As escolhas esotéricas de Veneza

Arquitetura

15.07.13

Bienal de Veneza 2013

Na edição de 2013 da Bienal de Veneza, o curador, Massimiliano Gioni, surpreende. Não apresenta, de início, expressões da arte contemporânea ou um recorte inédito da tradição da historia da arte. Denominada O palácio enciclopédico, com o subtema imagem, imaginação e imaginário, a mostra foi pensada a partir da obra do ítalo-americano Marino Auriti (1891-1980), que criou o protótipo de um museu destinado a guardar todo o conhecimento.

No entanto, o eixo de articulação curatorial que sobressai para o público é de outra ordem: a 55ª Bienal, em cartaz até 24 de novembro, se organiza em torno da série de trabalhos produzidos por personalidades não reconhecidas como artistas, muitas delas vinculadas ao universo esotérico.
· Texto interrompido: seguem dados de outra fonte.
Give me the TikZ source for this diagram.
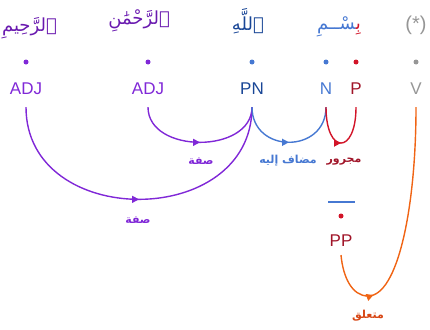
\documentclass[tikz,border=0pt]{standalone}
\usepackage{fontspec}
\setmainfont{Liberation Sans}
\newfontfamily\arabicfont[Script=Arabic]{DejaVu Sans}
\TeXXeTstate=1
\usetikzlibrary{arrows.meta,decorations.markings}
\definecolor{cpurple}{RGB}{128,40,215}
\definecolor{cpurpledk}{RGB}{105,25,175}
\definecolor{cblue}{RGB}{70,120,210}
\definecolor{cbluedk}{RGB}{25,70,150}
\definecolor{cred}{RGB}{210,20,40}
\definecolor{creddk}{RGB}{160,20,40}
\definecolor{cgray}{RGB}{150,150,150}
\definecolor{corange}{RGB}{240,100,20}
\definecolor{corangedk}{RGB}{215,70,20}
\tikzset{
  word/.style={font=\arabicfont\fontsize{18}{22}\selectfont, inner sep=0pt},
  dotnode/.style={circle, fill, inner sep=0pt, minimum size=5pt},
  lab/.style={font=\fontsize{17}{20}\selectfont, inner sep=0pt},
  rel/.style={font=\arabicfont\bfseries\fontsize{11}{13}\selectfont, inner sep=0pt},
  arcline/.style={line width=1.4pt, postaction={decorate},
    decoration={markings, mark=at position #1 with {\arrow{Triangle[length=7pt,width=7pt]}}}},
  arcline/.default=0.5
}
\begin{document}
\begin{tikzpicture}[x=1pt,y=-1pt]
\useasboundingbox (0,0) rectangle (430,329);
% words
\node[word, text=cpurpledk, anchor=east] (w1) at (57,28) {\beginR ٱلرَّحِيمِ\endR};
\node[word, text=cpurpledk, anchor=east] (w2) at (170,21) {\beginR ٱلرَّحْمَٰنِ\endR};
\node[word, text=cbluedk, anchor=east] (w3) at (264,21) {\beginR ٱللَّهِ\endR};
\node[word] (w4) at (339,27) {{\color{cblue}\char"200D\relax سْــمِ}{\color{cred}بِ\char"200D\relax}};
\node[font=\fontsize{20}{22}\selectfont, text=cgray, inner sep=0pt] (w5) at (416,25) {(*)};
% dots
\node[dotnode, cpurple] (d1) at (26,62) {};
\node[dotnode, cpurple] (d2) at (148,62) {};
\node[dotnode, cblue] (d3) at (252,62) {};
\node[dotnode, cblue] (d4) at (326,62) {};
\node[dotnode, cred] (d5) at (356,62) {};
\node[dotnode, cgray] (d6) at (416,62) {};
% labels
\node[lab, text=cpurple] (adj1) at (26,89) {ADJ};
\node[lab, text=cpurple] (adj2) at (148,89) {ADJ};
\node[lab, text=cbluedk] (pn) at (252,89) {PN};
\node[lab, text=cblue] (n) at (326,89) {N};
\node[lab, text=creddk] (p) at (356,89) {P};
\node[lab, text=cgray] (v) at (416,89) {V};
% arc end points
\coordinate (a1) at ([yshift=-12pt]adj1.south);
\coordinate (a2) at ([yshift=-12pt]adj2.south);
\coordinate (a3) at ([yshift=-12pt]pn.south);
\coordinate (a4) at ([yshift=-12pt]n.south);
\coordinate (a5) at ([yshift=-12pt]p.south);
\coordinate (a6) at ([yshift=-12pt]v.south);
% arcs
\draw[arcline, cpurple] (a2) .. controls +(0,47) and +(0,47) .. (a3);
\draw[arcline, cpurple] (a1) .. controls +(0,123) and +(0,123) .. (a3);
\draw[arcline, cblue] (a3) .. controls +(0,47) and +(0,47) .. (a4);
\draw[arcline, cred] (a4) .. controls +(0,48) and +(0,48) .. (a5);
% relation labels
\node[rel, text=cpurple] (r1) at (201,161) {\beginR صفة\endR};
\node[rel, text=cpurple] (r2) at (138,220) {\beginR صفة\endR};
\node[rel, text=cblue] (r3) at (288,161) {\beginR مضاف إليه\endR};
\node[rel, text=creddk] (r4) at (344,162) {\beginR مجرور\endR};
% PP
\coordinate (bl) at (328,202);
\coordinate (br) at (355,202);
\draw[cblue, line width=1.4pt] (bl) -- (br);
\node[dotnode, cred] (d7) at (341,216) {};
\node[lab, text=creddk] (pp) at (341,241) {PP};
\coordinate (ob) at (368,296);
\draw[arcline=0.23, corange] ([yshift=-8pt]pp.south) .. controls +(2,22) and +(-16,0) .. (ob)
  .. controls +(30,0) and +(0,100) .. (a6);
\node[rel, text=corangedk] (r5) at (368,316) {\beginR متعلق\endR};
\end{tikzpicture}
\end{document}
São nomes quase desconhecidos para estudiosos da arte, curadores, assim como para o público frequentador do ritual das exposições.

Entre eles estão Augustin Lesage (que dizia receber instruções do espírito de Leonardo da Vinci), Emma Kunz (paranormal) e Anna Zemánková (médium). O elenco é precedido pela exposição de O livro vermelho, do psicanalista Carl Gustav Jung, resumo de sua cosmologia à moda das iluminuras. E completado por Aleister Crowley – controverso personagem do ocultismo, considerado “maldito” – e a pintora Frieda Harris, que juntos recriaram as imagens do jogo de tarô.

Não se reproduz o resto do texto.